== SUPPLIED DATA ==

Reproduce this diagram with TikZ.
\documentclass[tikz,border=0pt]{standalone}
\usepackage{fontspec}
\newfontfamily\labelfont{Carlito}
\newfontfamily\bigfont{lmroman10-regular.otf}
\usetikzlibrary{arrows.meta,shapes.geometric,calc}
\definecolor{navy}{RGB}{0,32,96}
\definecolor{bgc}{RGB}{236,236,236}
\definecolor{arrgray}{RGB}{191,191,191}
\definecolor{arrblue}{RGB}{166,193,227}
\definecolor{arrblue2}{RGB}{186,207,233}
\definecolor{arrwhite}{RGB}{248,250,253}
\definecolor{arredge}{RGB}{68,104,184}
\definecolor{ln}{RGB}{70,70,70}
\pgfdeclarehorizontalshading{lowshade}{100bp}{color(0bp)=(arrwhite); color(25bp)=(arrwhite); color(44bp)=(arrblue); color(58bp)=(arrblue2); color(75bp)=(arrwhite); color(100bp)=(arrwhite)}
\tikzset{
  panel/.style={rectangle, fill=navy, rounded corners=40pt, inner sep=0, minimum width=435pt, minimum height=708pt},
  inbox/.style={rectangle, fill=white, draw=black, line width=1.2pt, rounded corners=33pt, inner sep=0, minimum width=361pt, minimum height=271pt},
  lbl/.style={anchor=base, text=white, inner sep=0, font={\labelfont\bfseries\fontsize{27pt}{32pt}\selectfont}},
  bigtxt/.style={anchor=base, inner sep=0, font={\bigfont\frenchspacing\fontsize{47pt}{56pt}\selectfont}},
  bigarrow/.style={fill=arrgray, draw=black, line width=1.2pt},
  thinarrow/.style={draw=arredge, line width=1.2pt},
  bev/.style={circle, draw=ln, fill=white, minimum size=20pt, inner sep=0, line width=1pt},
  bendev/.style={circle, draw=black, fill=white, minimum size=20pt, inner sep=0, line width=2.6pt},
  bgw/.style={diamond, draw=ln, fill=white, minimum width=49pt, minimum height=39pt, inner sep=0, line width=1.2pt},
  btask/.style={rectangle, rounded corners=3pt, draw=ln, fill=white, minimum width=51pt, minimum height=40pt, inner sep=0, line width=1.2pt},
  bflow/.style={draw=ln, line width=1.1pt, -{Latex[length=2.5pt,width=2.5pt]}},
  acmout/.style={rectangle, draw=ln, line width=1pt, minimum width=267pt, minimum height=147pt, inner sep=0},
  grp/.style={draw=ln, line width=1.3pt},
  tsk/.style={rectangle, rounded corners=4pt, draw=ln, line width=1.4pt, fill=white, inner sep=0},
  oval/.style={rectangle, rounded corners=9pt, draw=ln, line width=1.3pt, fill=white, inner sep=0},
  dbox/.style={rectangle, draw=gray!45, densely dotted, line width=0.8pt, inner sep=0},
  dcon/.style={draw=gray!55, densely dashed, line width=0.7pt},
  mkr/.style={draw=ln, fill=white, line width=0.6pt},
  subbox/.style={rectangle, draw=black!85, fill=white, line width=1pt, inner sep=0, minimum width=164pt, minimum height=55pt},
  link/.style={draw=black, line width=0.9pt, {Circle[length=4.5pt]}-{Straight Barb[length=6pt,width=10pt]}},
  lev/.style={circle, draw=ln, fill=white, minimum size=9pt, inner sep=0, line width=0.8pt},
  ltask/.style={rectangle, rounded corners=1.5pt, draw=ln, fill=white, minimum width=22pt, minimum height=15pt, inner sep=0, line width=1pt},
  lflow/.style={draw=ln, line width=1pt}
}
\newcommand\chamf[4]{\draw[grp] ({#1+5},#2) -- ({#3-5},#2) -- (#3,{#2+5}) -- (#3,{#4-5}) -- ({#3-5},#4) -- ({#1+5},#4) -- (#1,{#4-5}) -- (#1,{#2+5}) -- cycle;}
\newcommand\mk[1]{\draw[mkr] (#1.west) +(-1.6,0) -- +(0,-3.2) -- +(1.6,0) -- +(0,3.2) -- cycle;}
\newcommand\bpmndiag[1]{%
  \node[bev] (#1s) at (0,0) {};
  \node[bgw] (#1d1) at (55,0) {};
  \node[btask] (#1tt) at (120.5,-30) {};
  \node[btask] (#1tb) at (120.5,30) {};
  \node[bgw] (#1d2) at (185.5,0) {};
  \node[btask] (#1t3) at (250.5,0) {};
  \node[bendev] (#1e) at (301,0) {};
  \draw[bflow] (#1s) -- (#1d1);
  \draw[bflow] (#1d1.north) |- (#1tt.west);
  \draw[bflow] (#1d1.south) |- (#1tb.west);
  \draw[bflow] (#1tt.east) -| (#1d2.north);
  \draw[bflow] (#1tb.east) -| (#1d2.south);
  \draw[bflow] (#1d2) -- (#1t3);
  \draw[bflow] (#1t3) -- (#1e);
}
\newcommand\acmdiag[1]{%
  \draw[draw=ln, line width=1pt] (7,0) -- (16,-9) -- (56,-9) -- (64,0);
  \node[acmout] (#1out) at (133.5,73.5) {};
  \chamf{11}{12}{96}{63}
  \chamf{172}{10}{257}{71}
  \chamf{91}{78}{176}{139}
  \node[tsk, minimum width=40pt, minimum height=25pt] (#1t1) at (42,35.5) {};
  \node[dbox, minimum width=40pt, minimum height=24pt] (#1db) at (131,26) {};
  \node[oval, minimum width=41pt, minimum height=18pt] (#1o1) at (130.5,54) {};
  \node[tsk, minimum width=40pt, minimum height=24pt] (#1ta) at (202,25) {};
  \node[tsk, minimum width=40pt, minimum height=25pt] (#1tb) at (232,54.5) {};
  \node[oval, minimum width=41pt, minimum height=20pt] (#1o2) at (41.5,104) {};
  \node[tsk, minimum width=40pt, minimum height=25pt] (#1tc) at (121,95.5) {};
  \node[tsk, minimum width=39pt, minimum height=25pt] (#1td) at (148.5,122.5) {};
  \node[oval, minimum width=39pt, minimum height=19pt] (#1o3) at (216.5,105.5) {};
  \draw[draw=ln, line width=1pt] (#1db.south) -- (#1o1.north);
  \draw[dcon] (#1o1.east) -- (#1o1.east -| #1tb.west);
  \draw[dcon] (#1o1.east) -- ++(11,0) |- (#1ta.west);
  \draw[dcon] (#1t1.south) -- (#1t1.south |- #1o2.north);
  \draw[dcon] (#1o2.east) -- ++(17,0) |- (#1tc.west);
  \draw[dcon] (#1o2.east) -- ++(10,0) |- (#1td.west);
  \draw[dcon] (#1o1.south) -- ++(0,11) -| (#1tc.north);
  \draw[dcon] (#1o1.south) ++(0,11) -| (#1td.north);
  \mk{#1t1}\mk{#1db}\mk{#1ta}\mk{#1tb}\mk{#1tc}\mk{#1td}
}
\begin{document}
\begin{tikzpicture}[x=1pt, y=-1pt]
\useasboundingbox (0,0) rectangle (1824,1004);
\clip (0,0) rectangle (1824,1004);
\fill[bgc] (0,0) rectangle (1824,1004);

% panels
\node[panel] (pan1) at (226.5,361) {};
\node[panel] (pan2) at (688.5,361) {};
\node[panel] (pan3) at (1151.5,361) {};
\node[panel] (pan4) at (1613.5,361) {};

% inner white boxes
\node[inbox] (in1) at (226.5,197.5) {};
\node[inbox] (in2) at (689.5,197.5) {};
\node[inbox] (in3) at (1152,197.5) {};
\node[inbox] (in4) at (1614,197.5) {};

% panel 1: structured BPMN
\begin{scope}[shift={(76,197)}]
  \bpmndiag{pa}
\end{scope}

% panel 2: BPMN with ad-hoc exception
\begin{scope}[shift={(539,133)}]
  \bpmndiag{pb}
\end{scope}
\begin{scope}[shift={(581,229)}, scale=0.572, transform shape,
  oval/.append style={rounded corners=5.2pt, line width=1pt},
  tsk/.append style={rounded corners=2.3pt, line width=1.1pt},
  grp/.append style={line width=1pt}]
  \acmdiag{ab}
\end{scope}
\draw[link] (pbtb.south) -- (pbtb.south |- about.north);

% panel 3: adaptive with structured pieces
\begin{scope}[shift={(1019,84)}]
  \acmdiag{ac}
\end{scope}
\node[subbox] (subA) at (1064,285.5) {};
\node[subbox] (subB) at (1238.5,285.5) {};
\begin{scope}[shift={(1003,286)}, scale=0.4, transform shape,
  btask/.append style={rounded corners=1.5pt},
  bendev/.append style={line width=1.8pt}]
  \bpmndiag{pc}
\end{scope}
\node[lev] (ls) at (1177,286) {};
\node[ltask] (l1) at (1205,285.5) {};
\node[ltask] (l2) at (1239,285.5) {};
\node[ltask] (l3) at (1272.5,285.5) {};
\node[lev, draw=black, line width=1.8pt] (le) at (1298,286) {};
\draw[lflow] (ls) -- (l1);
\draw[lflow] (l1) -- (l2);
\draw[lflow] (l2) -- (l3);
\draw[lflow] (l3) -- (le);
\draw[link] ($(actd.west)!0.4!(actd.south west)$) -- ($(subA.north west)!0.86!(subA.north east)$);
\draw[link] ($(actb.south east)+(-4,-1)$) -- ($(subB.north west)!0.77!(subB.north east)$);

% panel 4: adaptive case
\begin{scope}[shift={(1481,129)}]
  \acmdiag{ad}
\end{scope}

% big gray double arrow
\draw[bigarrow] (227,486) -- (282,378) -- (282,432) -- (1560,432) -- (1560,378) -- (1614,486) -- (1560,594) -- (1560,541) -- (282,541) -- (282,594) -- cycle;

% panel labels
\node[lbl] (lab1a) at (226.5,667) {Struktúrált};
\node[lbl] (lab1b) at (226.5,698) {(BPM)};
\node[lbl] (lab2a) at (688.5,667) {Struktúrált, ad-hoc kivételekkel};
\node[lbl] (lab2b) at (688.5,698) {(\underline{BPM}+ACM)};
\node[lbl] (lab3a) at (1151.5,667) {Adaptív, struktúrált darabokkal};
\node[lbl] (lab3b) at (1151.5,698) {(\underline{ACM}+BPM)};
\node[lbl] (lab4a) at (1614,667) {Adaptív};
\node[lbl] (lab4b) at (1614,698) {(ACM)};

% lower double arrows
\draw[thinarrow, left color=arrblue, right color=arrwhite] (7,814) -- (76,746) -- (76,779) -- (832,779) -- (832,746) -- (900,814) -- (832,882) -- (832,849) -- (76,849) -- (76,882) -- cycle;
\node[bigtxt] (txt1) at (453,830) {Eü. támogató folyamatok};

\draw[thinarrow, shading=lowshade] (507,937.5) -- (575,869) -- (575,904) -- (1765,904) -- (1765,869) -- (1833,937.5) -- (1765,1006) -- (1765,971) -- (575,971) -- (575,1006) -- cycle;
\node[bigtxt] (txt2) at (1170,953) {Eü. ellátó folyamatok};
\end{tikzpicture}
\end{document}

===

=== WHAT THE TASK REQUIRES ===
Say how many lines contain the string "with", giving nothing but the count.

=== THE RESULT ===
3